## What the task asks
Return the lines where the word "diagram" occurs.

Entries with chart source code:
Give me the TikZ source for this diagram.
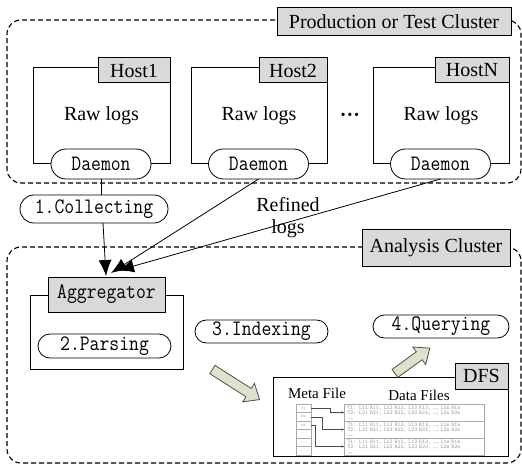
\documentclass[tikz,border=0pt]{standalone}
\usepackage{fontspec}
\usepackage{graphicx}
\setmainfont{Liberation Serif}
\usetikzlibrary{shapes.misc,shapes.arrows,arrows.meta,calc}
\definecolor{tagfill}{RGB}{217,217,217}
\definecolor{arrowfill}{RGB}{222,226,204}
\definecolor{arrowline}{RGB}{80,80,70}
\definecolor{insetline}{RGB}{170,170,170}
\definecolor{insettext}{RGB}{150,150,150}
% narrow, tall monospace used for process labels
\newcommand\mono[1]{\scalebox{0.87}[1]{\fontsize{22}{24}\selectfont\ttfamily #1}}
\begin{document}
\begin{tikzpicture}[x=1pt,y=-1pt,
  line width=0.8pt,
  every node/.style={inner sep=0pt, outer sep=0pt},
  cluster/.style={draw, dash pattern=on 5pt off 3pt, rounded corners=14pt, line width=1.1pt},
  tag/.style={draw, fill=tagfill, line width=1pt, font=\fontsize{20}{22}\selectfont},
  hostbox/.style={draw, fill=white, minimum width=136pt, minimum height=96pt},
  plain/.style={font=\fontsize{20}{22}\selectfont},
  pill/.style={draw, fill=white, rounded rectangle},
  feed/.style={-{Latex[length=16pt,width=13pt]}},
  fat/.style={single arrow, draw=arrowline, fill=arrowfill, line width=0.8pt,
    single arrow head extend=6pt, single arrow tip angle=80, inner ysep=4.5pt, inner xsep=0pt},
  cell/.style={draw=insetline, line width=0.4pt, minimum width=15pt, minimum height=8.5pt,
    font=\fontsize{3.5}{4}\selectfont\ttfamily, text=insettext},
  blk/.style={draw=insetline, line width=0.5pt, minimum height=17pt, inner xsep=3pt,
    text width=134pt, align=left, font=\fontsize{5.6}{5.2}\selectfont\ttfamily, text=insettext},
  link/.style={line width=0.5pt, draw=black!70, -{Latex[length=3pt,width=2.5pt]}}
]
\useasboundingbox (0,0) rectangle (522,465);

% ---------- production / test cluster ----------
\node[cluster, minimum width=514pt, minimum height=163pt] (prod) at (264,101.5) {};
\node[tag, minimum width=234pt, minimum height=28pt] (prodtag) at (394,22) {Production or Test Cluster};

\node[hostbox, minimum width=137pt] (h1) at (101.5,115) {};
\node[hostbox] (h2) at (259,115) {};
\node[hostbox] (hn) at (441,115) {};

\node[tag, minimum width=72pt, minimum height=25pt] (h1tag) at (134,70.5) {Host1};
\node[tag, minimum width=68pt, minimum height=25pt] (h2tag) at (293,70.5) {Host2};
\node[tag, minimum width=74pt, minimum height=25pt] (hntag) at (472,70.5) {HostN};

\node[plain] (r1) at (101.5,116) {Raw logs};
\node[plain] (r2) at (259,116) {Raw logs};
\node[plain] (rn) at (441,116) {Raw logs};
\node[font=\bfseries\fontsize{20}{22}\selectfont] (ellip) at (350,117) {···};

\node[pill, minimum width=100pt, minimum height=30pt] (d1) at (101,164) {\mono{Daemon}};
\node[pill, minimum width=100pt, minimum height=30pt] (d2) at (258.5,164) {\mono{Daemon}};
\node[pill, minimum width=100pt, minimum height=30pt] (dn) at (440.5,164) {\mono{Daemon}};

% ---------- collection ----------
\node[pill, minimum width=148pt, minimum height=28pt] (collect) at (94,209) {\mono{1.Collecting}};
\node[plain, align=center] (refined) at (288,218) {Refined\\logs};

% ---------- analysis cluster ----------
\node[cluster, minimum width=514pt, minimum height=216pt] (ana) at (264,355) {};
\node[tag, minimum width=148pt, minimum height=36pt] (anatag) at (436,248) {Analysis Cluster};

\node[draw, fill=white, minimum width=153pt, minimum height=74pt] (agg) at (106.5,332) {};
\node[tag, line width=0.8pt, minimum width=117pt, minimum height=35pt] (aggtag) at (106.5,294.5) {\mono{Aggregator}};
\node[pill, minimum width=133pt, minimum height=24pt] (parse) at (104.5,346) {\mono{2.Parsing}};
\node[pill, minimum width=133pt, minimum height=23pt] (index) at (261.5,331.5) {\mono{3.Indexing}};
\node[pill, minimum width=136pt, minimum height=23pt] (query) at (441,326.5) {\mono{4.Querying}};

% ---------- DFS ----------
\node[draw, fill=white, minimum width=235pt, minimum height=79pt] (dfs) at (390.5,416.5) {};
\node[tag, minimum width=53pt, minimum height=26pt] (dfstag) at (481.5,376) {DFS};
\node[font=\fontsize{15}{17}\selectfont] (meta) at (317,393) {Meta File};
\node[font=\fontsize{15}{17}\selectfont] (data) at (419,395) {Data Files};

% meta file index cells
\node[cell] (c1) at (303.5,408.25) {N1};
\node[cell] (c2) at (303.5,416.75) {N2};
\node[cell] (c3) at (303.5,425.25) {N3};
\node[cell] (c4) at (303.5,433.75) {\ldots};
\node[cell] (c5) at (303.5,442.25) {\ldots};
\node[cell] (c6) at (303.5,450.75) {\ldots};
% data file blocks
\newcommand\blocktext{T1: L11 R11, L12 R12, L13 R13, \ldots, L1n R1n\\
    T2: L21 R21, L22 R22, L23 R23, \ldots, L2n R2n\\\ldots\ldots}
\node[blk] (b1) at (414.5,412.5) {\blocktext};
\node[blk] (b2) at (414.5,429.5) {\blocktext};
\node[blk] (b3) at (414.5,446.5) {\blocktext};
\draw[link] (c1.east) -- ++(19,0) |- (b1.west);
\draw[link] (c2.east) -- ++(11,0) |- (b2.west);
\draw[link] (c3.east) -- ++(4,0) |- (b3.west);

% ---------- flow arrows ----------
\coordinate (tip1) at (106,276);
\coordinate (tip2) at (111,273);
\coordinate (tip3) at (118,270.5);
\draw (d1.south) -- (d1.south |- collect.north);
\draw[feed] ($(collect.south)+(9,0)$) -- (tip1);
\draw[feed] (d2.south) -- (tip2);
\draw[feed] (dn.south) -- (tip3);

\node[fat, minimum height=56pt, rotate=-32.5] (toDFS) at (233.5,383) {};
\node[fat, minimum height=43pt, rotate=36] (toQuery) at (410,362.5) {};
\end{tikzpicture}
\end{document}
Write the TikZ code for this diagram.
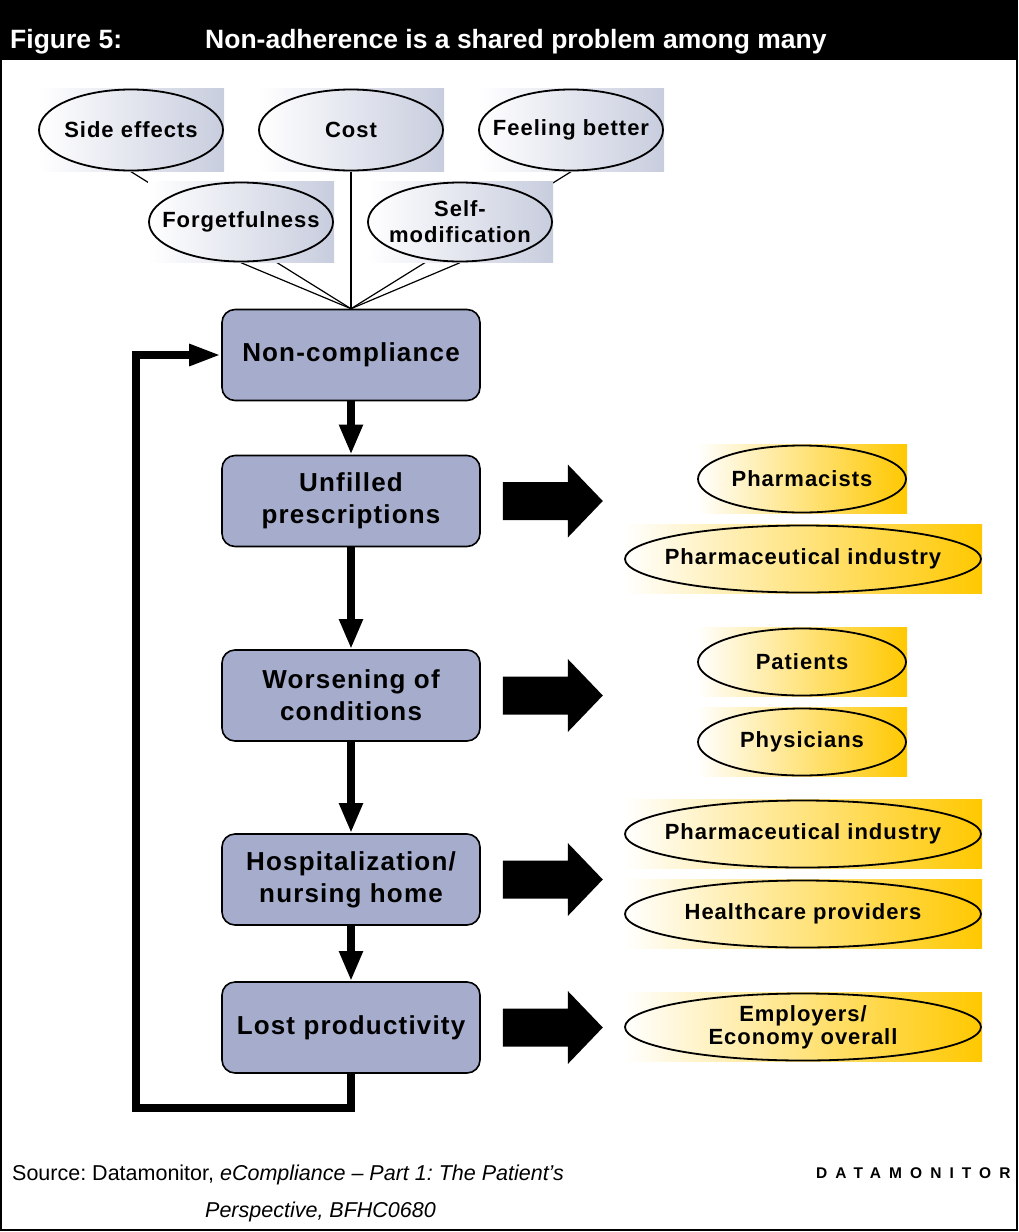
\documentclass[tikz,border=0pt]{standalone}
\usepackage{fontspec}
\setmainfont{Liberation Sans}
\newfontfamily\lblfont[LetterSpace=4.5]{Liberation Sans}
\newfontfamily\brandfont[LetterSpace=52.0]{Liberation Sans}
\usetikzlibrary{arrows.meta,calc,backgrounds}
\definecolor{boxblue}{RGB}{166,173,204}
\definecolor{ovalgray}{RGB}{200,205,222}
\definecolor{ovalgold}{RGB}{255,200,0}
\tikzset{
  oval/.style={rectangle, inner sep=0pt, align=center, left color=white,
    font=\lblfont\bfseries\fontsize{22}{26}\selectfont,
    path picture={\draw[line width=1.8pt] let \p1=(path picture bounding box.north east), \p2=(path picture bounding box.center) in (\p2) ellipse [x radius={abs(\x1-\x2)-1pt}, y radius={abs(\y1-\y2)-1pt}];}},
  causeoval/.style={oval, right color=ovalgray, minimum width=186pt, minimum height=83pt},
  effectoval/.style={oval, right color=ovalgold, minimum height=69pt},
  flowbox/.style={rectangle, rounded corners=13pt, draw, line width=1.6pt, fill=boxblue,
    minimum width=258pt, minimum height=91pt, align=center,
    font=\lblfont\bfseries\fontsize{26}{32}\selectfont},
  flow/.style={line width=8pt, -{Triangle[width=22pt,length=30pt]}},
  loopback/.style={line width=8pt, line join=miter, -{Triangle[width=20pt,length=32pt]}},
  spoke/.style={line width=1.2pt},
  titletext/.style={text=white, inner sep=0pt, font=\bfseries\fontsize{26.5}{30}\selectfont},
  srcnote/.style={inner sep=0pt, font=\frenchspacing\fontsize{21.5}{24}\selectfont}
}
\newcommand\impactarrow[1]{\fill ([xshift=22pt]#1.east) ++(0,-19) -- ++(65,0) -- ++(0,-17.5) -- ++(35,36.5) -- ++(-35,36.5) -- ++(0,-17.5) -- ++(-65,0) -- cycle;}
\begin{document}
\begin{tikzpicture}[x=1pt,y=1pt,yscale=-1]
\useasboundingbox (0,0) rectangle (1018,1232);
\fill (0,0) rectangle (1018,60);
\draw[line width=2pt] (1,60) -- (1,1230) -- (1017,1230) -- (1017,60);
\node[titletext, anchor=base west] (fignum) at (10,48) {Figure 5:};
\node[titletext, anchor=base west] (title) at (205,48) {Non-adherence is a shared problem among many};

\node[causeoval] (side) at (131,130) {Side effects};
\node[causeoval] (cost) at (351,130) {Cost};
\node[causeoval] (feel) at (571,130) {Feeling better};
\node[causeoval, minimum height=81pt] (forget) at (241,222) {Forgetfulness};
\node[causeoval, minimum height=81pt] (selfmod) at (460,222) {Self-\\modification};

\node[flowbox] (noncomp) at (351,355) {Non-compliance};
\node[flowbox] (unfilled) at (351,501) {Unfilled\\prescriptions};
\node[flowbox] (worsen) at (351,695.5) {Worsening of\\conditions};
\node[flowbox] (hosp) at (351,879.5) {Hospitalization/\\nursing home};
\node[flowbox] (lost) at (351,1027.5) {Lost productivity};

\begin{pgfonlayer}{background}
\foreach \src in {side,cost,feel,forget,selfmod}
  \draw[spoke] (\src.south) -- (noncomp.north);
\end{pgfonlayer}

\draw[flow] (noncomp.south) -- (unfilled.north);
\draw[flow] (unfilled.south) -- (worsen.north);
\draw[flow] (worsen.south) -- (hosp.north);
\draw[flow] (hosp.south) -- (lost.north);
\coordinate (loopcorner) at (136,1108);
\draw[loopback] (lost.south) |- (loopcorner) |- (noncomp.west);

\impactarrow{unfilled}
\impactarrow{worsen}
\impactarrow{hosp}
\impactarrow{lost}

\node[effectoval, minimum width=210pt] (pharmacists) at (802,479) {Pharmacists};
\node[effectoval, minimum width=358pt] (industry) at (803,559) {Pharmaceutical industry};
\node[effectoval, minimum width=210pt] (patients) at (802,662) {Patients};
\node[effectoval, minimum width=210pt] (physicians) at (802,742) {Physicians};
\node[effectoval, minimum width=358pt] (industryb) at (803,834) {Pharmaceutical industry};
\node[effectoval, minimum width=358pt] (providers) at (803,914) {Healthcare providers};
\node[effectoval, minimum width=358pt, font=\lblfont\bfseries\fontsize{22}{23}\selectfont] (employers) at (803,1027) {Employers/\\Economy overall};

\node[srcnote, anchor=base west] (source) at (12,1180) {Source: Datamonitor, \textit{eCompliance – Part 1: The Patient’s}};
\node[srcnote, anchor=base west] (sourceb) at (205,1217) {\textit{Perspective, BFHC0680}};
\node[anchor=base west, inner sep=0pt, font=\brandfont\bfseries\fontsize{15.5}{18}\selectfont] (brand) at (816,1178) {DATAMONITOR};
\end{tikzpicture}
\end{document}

## Written solution
Give me the TikZ source for this diagram.
Write the TikZ code for this diagram.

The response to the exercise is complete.